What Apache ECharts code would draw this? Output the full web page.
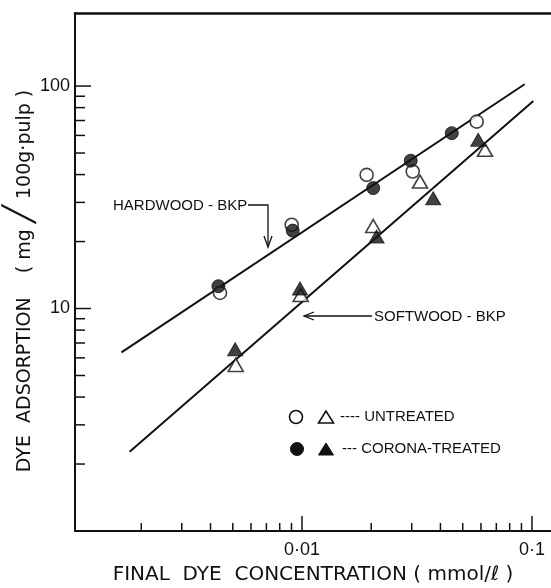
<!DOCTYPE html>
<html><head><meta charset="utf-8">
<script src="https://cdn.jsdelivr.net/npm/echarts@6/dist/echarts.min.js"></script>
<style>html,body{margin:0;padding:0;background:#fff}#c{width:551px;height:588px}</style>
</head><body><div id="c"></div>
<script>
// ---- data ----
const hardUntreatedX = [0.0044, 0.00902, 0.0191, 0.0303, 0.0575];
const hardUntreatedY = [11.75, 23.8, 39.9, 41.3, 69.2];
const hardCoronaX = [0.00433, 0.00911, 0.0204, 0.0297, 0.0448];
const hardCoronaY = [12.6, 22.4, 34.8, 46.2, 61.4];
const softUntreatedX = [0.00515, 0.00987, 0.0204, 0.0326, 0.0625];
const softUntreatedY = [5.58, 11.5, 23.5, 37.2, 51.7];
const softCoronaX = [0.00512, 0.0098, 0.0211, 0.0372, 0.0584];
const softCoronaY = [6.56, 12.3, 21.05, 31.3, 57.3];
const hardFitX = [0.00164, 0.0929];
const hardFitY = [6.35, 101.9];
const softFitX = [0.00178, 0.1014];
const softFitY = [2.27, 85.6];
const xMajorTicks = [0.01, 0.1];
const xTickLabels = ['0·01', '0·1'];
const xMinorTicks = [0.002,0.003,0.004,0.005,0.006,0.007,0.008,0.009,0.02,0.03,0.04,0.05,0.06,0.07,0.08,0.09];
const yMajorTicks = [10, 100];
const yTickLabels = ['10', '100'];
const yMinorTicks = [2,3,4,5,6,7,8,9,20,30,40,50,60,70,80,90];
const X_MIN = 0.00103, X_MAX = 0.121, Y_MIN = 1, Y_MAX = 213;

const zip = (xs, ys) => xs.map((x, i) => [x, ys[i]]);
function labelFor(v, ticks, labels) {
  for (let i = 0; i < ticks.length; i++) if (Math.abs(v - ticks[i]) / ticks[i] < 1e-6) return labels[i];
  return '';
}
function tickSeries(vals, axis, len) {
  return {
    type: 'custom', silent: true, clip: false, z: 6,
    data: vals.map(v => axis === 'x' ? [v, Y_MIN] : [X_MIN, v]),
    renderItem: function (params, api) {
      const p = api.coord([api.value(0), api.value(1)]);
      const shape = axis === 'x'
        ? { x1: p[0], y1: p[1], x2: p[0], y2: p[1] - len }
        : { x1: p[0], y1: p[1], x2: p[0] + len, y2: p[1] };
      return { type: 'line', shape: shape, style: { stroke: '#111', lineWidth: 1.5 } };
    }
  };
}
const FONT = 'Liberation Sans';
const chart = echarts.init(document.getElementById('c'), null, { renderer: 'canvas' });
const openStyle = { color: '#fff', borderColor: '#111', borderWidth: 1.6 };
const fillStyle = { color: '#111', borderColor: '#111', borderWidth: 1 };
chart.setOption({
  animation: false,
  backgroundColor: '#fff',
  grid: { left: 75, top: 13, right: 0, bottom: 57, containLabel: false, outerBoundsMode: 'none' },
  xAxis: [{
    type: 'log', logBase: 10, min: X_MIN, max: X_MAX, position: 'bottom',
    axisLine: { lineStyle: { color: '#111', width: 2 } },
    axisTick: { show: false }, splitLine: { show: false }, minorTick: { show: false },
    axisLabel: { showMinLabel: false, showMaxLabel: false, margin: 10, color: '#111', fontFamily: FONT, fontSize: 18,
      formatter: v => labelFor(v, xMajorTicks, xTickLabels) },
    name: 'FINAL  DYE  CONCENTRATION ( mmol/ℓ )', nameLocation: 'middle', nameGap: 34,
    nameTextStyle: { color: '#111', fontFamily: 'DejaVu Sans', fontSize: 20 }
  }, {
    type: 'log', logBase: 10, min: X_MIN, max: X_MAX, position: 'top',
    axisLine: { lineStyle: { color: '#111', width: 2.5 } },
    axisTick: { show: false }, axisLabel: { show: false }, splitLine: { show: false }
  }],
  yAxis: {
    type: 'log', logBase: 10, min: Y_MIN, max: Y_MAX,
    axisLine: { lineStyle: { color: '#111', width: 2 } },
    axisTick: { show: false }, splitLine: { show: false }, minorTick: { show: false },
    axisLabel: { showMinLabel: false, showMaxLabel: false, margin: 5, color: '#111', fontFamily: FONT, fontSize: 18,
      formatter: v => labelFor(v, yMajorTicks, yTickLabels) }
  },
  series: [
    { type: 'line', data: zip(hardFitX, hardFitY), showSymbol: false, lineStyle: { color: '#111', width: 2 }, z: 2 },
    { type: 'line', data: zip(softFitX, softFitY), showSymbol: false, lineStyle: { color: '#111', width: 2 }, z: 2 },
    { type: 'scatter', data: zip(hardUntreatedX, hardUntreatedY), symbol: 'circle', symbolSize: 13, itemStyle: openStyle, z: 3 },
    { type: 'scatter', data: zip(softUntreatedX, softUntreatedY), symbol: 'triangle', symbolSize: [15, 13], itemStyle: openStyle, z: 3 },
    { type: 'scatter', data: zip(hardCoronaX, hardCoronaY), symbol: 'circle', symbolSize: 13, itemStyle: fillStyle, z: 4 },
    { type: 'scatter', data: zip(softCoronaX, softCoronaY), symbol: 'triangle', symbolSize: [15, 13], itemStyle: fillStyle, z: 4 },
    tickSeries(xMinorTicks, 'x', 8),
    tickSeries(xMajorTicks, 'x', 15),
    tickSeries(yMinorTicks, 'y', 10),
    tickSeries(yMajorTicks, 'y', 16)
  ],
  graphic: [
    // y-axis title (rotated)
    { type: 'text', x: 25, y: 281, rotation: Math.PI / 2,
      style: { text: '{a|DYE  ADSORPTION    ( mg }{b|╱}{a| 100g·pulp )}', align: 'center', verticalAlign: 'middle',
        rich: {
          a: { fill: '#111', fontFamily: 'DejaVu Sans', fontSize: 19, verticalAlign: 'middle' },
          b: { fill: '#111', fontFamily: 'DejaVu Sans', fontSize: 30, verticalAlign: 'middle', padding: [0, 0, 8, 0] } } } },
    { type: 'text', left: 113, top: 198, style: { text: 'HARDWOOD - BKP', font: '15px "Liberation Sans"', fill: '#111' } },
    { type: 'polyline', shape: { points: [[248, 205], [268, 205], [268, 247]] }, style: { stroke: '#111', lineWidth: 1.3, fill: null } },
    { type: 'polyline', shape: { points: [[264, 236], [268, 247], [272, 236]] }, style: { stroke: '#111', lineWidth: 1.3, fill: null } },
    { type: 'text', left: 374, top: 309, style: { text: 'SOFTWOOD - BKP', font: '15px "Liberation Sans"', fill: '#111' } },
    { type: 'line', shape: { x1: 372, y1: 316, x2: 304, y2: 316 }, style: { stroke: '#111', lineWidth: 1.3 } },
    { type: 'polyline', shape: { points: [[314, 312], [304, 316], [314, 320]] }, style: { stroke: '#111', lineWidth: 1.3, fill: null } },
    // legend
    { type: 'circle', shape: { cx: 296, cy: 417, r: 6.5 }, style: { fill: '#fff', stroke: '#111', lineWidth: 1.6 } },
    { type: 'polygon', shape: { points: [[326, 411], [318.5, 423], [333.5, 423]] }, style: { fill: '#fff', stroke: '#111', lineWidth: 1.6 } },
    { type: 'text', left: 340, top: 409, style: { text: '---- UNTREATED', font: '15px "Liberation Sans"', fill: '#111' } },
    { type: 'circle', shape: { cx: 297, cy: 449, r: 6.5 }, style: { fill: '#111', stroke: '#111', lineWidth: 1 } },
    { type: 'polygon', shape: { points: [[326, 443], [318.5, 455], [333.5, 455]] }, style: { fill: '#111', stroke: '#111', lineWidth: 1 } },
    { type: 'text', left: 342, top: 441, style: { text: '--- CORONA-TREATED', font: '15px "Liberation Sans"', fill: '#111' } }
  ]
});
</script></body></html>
○ ○ ○
▶ Your task
Without the images, write out each line of the data verbatim.

▶ Solved problem
What Apache ECharts code would draw this? Output the full web page.
<!DOCTYPE html>
<html><head><meta charset="utf-8">
<script src="https://cdn.jsdelivr.net/npm/echarts@6/dist/echarts.min.js"></script>
<style>html,body{margin:0;padding:0;background:#fff}#c{width:551px;height:588px}</style>
</head><body><div id="c"></div>
<script>
// ---- data ----
const hardUntreatedX = [0.0044, 0.00902, 0.0191, 0.0303, 0.0575];
const hardUntreatedY = [11.75, 23.8, 39.9, 41.3, 69.2];
const hardCoronaX = [0.00433, 0.00911, 0.0204, 0.0297, 0.0448];
const hardCoronaY = [12.6, 22.4, 34.8, 46.2, 61.4];
const softUntreatedX = [0.00515, 0.00987, 0.0204, 0.0326, 0.0625];
const softUntreatedY = [5.58, 11.5, 23.5, 37.2, 51.7];
const softCoronaX = [0.00512, 0.0098, 0.0211, 0.0372, 0.0584];
const softCoronaY = [6.56, 12.3, 21.05, 31.3, 57.3];
const hardFitX = [0.00164, 0.0929];
const hardFitY = [6.35, 101.9];
const softFitX = [0.00178, 0.1014];
const softFitY = [2.27, 85.6];
const xMajorTicks = [0.01, 0.1];
const xTickLabels = ['0·01', '0·1'];
const xMinorTicks = [0.002,0.003,0.004,0.005,0.006,0.007,0.008,0.009,0.02,0.03,0.04,0.05,0.06,0.07,0.08,0.09];
const yMajorTicks = [10, 100];
const yTickLabels = ['10', '100'];
const yMinorTicks = [2,3,4,5,6,7,8,9,20,30,40,50,60,70,80,90];
const X_MIN = 0.00103, X_MAX = 0.121, Y_MIN = 1, Y_MAX = 213;

const zip = (xs, ys) => xs.map((x, i) => [x, ys[i]]);
function labelFor(v, ticks, labels) {
  for (let i = 0; i < ticks.length; i++) if (Math.abs(v - ticks[i]) / ticks[i] < 1e-6) return labels[i];
  return '';
}
function tickSeries(vals, axis, len) {
  return {
    type: 'custom', silent: true, clip: false, z: 6,
    data: vals.map(v => axis === 'x' ? [v, Y_MIN] : [X_MIN, v]),
    renderItem: function (params, api) {
      const p = api.coord([api.value(0), api.value(1)]);
      const shape = axis === 'x'
        ? { x1: p[0], y1: p[1], x2: p[0], y2: p[1] - len }
        : { x1: p[0], y1: p[1], x2: p[0] + len, y2: p[1] };
      return { type: 'line', shape: shape, style: { stroke: '#111', lineWidth: 1.5 } };
    }
  };
}
const FONT = 'Liberation Sans';
const chart = echarts.init(document.getElementById('c'), null, { renderer: 'canvas' });
const openStyle = { color: '#fff', borderColor: '#111', borderWidth: 1.6 };
const fillStyle = { color: '#111', borderColor: '#111', borderWidth: 1 };
chart.setOption({
  animation: false,
  backgroundColor: '#fff',
  grid: { left: 75, top: 13, right: 0, bottom: 57, containLabel: false, outerBoundsMode: 'none' },
  xAxis: [{
    type: 'log', logBase: 10, min: X_MIN, max: X_MAX, position: 'bottom',
    axisLine: { lineStyle: { color: '#111', width: 2 } },
    axisTick: { show: false }, splitLine: { show: false }, minorTick: { show: false },
    axisLabel: { showMinLabel: false, showMaxLabel: false, margin: 10, color: '#111', fontFamily: FONT, fontSize: 18,
      formatter: v => labelFor(v, xMajorTicks, xTickLabels) },
    name: 'FINAL  DYE  CONCENTRATION ( mmol/ℓ )', nameLocation: 'middle', nameGap: 34,
    nameTextStyle: { color: '#111', fontFamily: 'DejaVu Sans', fontSize: 20 }
  }, {
    type: 'log', logBase: 10, min: X_MIN, max: X_MAX, position: 'top',
    axisLine: { lineStyle: { color: '#111', width: 2.5 } },
    axisTick: { show: false }, axisLabel: { show: false }, splitLine: { show: false }
  }],
  yAxis: {
    type: 'log', logBase: 10, min: Y_MIN, max: Y_MAX,
    axisLine: { lineStyle: { color: '#111', width: 2 } },
    axisTick: { show: false }, splitLine: { show: false }, minorTick: { show: false },
    axisLabel: { showMinLabel: false, showMaxLabel: false, margin: 5, color: '#111', fontFamily: FONT, fontSize: 18,
      formatter: v => labelFor(v, yMajorTicks, yTickLabels) }
  },
  series: [
    { type: 'line', data: zip(hardFitX, hardFitY), showSymbol: false, lineStyle: { color: '#111', width: 2 }, z: 2 },
    { type: 'line', data: zip(softFitX, softFitY), showSymbol: false, lineStyle: { color: '#111', width: 2 }, z: 2 },
    { type: 'scatter', data: zip(hardUntreatedX, hardUntreatedY), symbol: 'circle', symbolSize: 13, itemStyle: openStyle, z: 3 },
    { type: 'scatter', data: zip(softUntreatedX, softUntreatedY), symbol: 'triangle', symbolSize: [15, 13], itemStyle: openStyle, z: 3 },
    { type: 'scatter', data: zip(hardCoronaX, hardCoronaY), symbol: 'circle', symbolSize: 13, itemStyle: fillStyle, z: 4 },
    { type: 'scatter', data: zip(softCoronaX, softCoronaY), symbol: 'triangle', symbolSize: [15, 13], itemStyle: fillStyle, z: 4 },
    tickSeries(xMinorTicks, 'x', 8),
    tickSeries(xMajorTicks, 'x', 15),
    tickSeries(yMinorTicks, 'y', 10),
    tickSeries(yMajorTicks, 'y', 16)
  ],
  graphic: [
    // y-axis title (rotated)
    { type: 'text', x: 25, y: 281, rotation: Math.PI / 2,
      style: { text: '{a|DYE  ADSORPTION    ( mg }{b|╱}{a| 100g·pulp )}', align: 'center', verticalAlign: 'middle',
        rich: {
          a: { fill: '#111', fontFamily: 'DejaVu Sans', fontSize: 19, verticalAlign: 'middle' },
          b: { fill: '#111', fontFamily: 'DejaVu Sans', fontSize: 30, verticalAlign: 'middle', padding: [0, 0, 8, 0] } } } },
    { type: 'text', left: 113, top: 198, style: { text: 'HARDWOOD - BKP', font: '15px "Liberation Sans"', fill: '#111' } },
    { type: 'polyline', shape: { points: [[248, 205], [268, 205], [268, 247]] }, style: { stroke: '#111', lineWidth: 1.3, fill: null } },
    { type: 'polyline', shape: { points: [[264, 236], [268, 247], [272, 236]] }, style: { stroke: '#111', lineWidth: 1.3, fill: null } },
    { type: 'text', left: 374, top: 309, style: { text: 'SOFTWOOD - BKP', font: '15px "Liberation Sans"', fill: '#111' } },
    { type: 'line', shape: { x1: 372, y1: 316, x2: 304, y2: 316 }, style: { stroke: '#111', lineWidth: 1.3 } },
    { type: 'polyline', shape: { points: [[314, 312], [304, 316], [314, 320]] }, style: { stroke: '#111', lineWidth: 1.3, fill: null } },
    // legend
    { type: 'circle', shape: { cx: 296, cy: 417, r: 6.5 }, style: { fill: '#fff', stroke: '#111', lineWidth: 1.6 } },
    { type: 'polygon', shape: { points: [[326, 411], [318.5, 423], [333.5, 423]] }, style: { fill: '#fff', stroke: '#111', lineWidth: 1.6 } },
    { type: 'text', left: 340, top: 409, style: { text: '---- UNTREATED', font: '15px "Liberation Sans"', fill: '#111' } },
    { type: 'circle', shape: { cx: 297, cy: 449, r: 6.5 }, style: { fill: '#111', stroke: '#111', lineWidth: 1 } },
    { type: 'polygon', shape: { points: [[326, 443], [318.5, 455], [333.5, 455]] }, style: { fill: '#111', stroke: '#111', lineWidth: 1 } },
    { type: 'text', left: 342, top: 441, style: { text: '--- CORONA-TREATED', font: '15px "Liberation Sans"', fill: '#111' } }
  ]
});
</script></body></html>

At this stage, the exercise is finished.